Debian Lenny – network interfaces(eth) are in DOWN state

debian-lennynetworking

Folks, I'm facing a very weird problem with one of my production servers(it's Debian Lenny) – after reboot network interfaces(eth0,eth1) are in DOWN state.

Looks like an Intel based networking adapter is installed on the server, lspci lists it as follows:

Ethernet controller: Intel Corporation Device 10c9 (rev 01)

The kernel driver responsible for this adapter is "igb". lsmod shows that "igb" module is present. I tried "modprobe -r igb && modprobe igb", network interfaces first disappear then appear, but they are in DOWN state again.

What could go wrong? It used to be working just fine. How can this be fixed?
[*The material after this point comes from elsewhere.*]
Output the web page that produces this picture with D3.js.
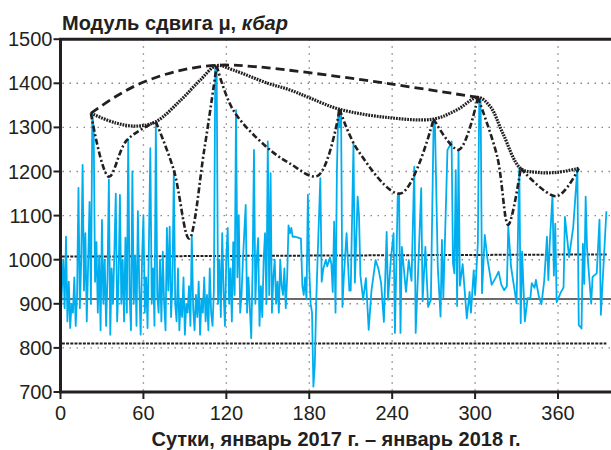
<!DOCTYPE html>
<html>
<head>
<meta charset="utf-8">
<script src="https://cdn.jsdelivr.net/npm/d3@7"></script>
<style>
body{margin:0;background:#fff}
text{font-family:"Liberation Sans",Arial,sans-serif;fill:#231f20}
</style>
</head>
<body>
<svg id="svg1" width="611" height="450"></svg>
<script>
// days 0..130 are daily readings, after that only the listed days
var leftValues = [860,930,1000,890,1052,860,950,845,900,880,960,850,920,1163,890,1000,1215,930,1060,860,
    990,1131,900,1330,1300,950,1040,880,1010,840,1090,900,1000,850,960,1182,830,980,900,1020,
    1150,860,950,1147,900,1000,860,1050,880,1273,920,840,1200,900,1010,850,1110,940,830,1000,
    1100,880,960,845,1040,1253,900,980,850,1310,920,880,1000,860,1018,900,840,1072,930,1075,
    870,950,1200,900,860,980,840,910,870,960,830,900,880,940,850,1056,890,840,920,870,
    950,830,910,880,960,860,920,840,980,880,850,930,1440,1435,900,1000,870,1060,930,850,
    1010,1072,900,980,860,1040,920,1339,960,1101,880]

var rightDays = [131,132,134,135,136,138,139,140,141,142,143,144,145,146,147,148,149,150,151,152,
    153,154,155,156,157,158,159,160,161,162,163,164,165,166,167,168,170,172,174,175,
    176,177,178,179,180,181,182,183,184,185,186,188,189,190,192,193,195,196,197,198,
    199,200,201,202,203,204,205,207,209,210,212,213,215,216,217,219,221,223,225,228,
    230,232,234,236,237,239,241,242,244,245,246,247,249,250,252,254,256,257,259,261,
    262,264,266,268,270,271,273,275,276,277,280,282,283,284,285,286,287,288,289,291,
    294,296,297,299,300,302,303,304,305,307,309,312,315,317,319,321,323,324,326,330,
    332,333,334,336,338,340,341,343,344,346,348,350,352,353,354,356,357,358,359,362,
    364,365,368,371,374,375,377,378,379,380,381,384,385,388,390,391,395]
var rightValues = [920,1000,1124,880,960,822,980,1249,900,1000,1049,850,940,870,1000,1060,900,1268,920,1196,
    880,960,1000,900,950,880,1000,940,920,980,890,960,1078,1060,1072,1052,1052,1050,1048,940,
    920,960,910,1147,980,900,880,712,760,900,1000,1185,950,977,1000,985,1005,990,927,1086,
    880,1200,1340,1300,1340,893,960,1060,930,930,1264,948,1143,1100,965,909,958,841,930,999,
    980,947,859,1063,909,1000,1060,834,1143,1150,834,1029,960,927,999,952,1211,834,992,1162,
    906,1029,893,909,1317,1300,984,871,1045,913,1249,1260,1268,992,969,1203,895,1249,941,990,
    867,927,880,976,920,1037,1366,1360,924,1056,1000,943,960,973,943,931,940,1075,984,901,
    1209,856,1018,860,913,913,947,936,954,918,899,952,1052,954,1036,1147,964,1082,904,926,
    937,1097,1006,1074,1207,852,844,1036,945,1143,1025,900,961,969,1091,875,1110]

// envelope curves [day, value]
var dashedCurve = [[22,1332],[40,1370],[58,1400],[85,1428],[113,1441],[140,1438],[180,1424],[240,1398],[302,1368]]
var dottedCurve = [[22,1332],[40,1310],[55,1303],[69,1313],[87,1362],[101,1407],[113,1440],[125,1430],[150,1400],
    [166,1385],[181,1366],[202,1341],[238,1322],[270,1319],[287,1340],[302,1368],[311,1347],[320,1287],
    [333,1207],[345,1198],[359,1198],[375,1207]]
var dashDotCurve = [[22,1332],[35,1188],[48,1271],[69,1313],[82,1203],[93,1048],[104,1249],[113,1440],[125,1339],
    [149,1256],[166,1218],[186,1190],[202,1341],[215,1249],[246,1150],[270,1319],[288,1249],[302,1368],
    [316,1234],[324,1079],[333,1207],[359,1144],[375,1207]]
var dashDotPeaks = [22,69,113,202,270,302,333,375]

// horizontal levels
var upperLevel = [1007,1012]
var meanLevel = 911
var lowerLevel = 810

var yTicks = [700,800,900,1000,1100,1200,1300,1400,1500]
var xTicks = [0,60,120,180,240,300,360]

var svg = d3.select("#svg1")
var x = d3.scaleLinear().domain([0,400]).range([60.5,613.3])
var y = d3.scaleLinear().domain([700,1500]).range([392,39.2])
var plotL = x(0), plotR = 611, plotT = y(1500), plotB = y(700)

svg.append("clipPath").attr("id","clip").append("rect")
    .attr("x",plotL).attr("y",plotT).attr("width",plotR-plotL).attr("height",plotB-plotT)

// grid
svg.append("g").selectAll("line").data(yTicks.slice(1,-1)).enter().append("line")
    .attr("x1",plotL+2).attr("x2",plotR).attr("y1",function(d){return y(d)}).attr("y2",function(d){return y(d)})
    .attr("stroke","#888").attr("stroke-width",1.4).attr("stroke-dasharray","1.5,5.5")
svg.append("g").selectAll("line").data(xTicks.slice(1)).enter().append("line")
    .attr("x1",function(d){return x(d)}).attr("x2",function(d){return x(d)}).attr("y1",plotT).attr("y2",plotB)
    .attr("stroke","#888").attr("stroke-width",1.4).attr("stroke-dasharray","1.5,5.5")

// levels
svg.append("line").attr("x1",x(1)).attr("x2",x(396)).attr("y1",y(upperLevel[0])).attr("y2",y(upperLevel[1]))
    .attr("stroke","#231f20").attr("stroke-width",2).attr("stroke-dasharray","3,1.2")
svg.append("line").attr("x1",plotL).attr("x2",plotR).attr("y1",y(meanLevel)).attr("y2",y(meanLevel))
    .attr("stroke","#3a3a3a").attr("stroke-width",1.5)
svg.append("line").attr("x1",x(1)).attr("x2",x(395)).attr("y1",y(lowerLevel)).attr("y2",y(lowerLevel))
    .attr("stroke","#231f20").attr("stroke-width",2).attr("stroke-dasharray","3,1.2")

// blue series
var series = []
leftValues.forEach(function(v,i){ series.push([i,v]) })
rightDays.forEach(function(d,i){ series.push([d,rightValues[i]]) })

var line = d3.line().x(function(d){return x(d[0])}).y(function(d){return y(d[1])})
svg.append("path").datum(series).attr("d",line).attr("clip-path","url(#clip)")
    .attr("fill","none").attr("stroke","#00aeef").attr("stroke-width",1.8).attr("stroke-linejoin","round")

// envelopes
var smooth = d3.line().x(function(d){return x(d[0])}).y(function(d){return y(d[1])}).curve(d3.curveCatmullRom.alpha(0.5))

svg.append("path").datum(dashedCurve).attr("d",smooth)
    .attr("fill","none").attr("stroke","#231f20").attr("stroke-width",2.8).attr("stroke-dasharray","9,5")

svg.append("path").datum(dottedCurve).attr("d",smooth)
    .attr("fill","none").attr("stroke","#231f20").attr("stroke-width",3.2).attr("stroke-dasharray","1.8,1")

var pieces = []
for(var i=0;i<dashDotPeaks.length-1;i++){
    var a = dashDotPeaks[i], b = dashDotPeaks[i+1]
    pieces.push(dashDotCurve.filter(function(p){return p[0]>=a && p[0]<=b}))
}
svg.append("g").selectAll("path").data(pieces).enter().append("path").attr("d",smooth)
    .attr("fill","none").attr("stroke","#231f20").attr("stroke-width",2.6).attr("stroke-dasharray","6,2.5,2,2.5")

// frame
svg.append("line").attr("x1",plotL-1.5).attr("x2",plotR).attr("y1",plotT).attr("y2",plotT).attr("stroke","#231f20").attr("stroke-width",3)
svg.append("line").attr("x1",plotL-1.5).attr("x2",plotR).attr("y1",plotB).attr("y2",plotB).attr("stroke","#231f20").attr("stroke-width",3)
svg.append("line").attr("x1",plotL).attr("x2",plotL).attr("y1",plotT).attr("y2",plotB).attr("stroke","#231f20").attr("stroke-width",3)

// ticks
svg.append("g").selectAll("line").data(yTicks).enter().append("line")
    .attr("x1",plotL-7).attr("x2",plotL).attr("y1",function(d){return y(d)}).attr("y2",function(d){return y(d)})
    .attr("stroke","#231f20").attr("stroke-width",2)
svg.append("g").selectAll("text").data(yTicks).enter().append("text")
    .attr("x",plotL-8).attr("y",function(d){return y(d)+7})
    .attr("text-anchor","end").style("font-size","20px").text(function(d){return d})
svg.append("g").selectAll("line").data(xTicks).enter().append("line")
    .attr("x1",function(d){return x(d)}).attr("x2",function(d){return x(d)}).attr("y1",plotB).attr("y2",plotB+7)
    .attr("stroke","#231f20").attr("stroke-width",2)
svg.append("g").selectAll("text").data(xTicks).enter().append("text")
    .attr("x",function(d){return x(d)}).attr("y",plotB+28)
    .attr("text-anchor","middle").style("font-size","20px").text(function(d){return d})

// titles
var title = svg.append("text").attr("x",62).attr("y",30).style("font-size","20px").style("font-weight","bold")
title.append("tspan").text("Модуль сдвига μ, ")
title.append("tspan").style("font-style","italic").text("кбар")

svg.append("text").attr("x",336).attr("y",446).attr("text-anchor","middle")
    .style("font-size","20px").style("font-weight","bold")
    .text("Сутки, январь 2017 г. – январь 2018 г.")
</script>
</body>
</html>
I'm using KVM IP and can't really copy the full dmesg output from the Java Applet. Running "dmesg | grep eth" shows nothing unusual, here is its output:

[    2.137021] igb 0000:05:00.0: eth0: (PCIe:2.5Gb/s:Width x4) 00:25:90:1d:3e:c2
[    2.137100] igb 0000:05:00.0: eth0: PBA No: 0100ff-0ff
[    2.320508] igb 0000:05:00.1: eth1: (PCIe:2.5Gb/s:Width x4) 00:25:90:1d:3e:c3
[    2.320587] igb 0000:05:00.1: eth1: PBA No: 0100ff-0ff

UPDATE: Some additional information about the server. I'm using OpenVZ patched version of the kernel but I think it has nothing to do about it. I tried to boot using the non patched version of kernel and nothing changed, interfaces are still DOWN.

But that's not the full story. Even "lo" interface is DOWN. lsmod shows that loop module is running. I tried "modprobe -r loop && modprobe loop" but loop device is still DOWN.

Best Answer

I have found the answer to this problem.

My network was in DOWN state after reboot because... /sbin/ifup was missing. I played with installing some packages from the "testing" repository using aptitude and it looks like it removed the "ifupdown" package! And /etc/init.d/networking quietly exits if /sbin/ifup is missing. That's why I could not manually enable network interfaces.

This is how I fixed this weird situation. First, I enabled networking by manually running "ifconfig up lo", "ifconfig up eth0". Second, I assigned addresses to these interfaces by running "ip a add ...". Third, I setup the default route using "ip route add ...". And in the end I reinstalled the "ifupdown" package using apt-get.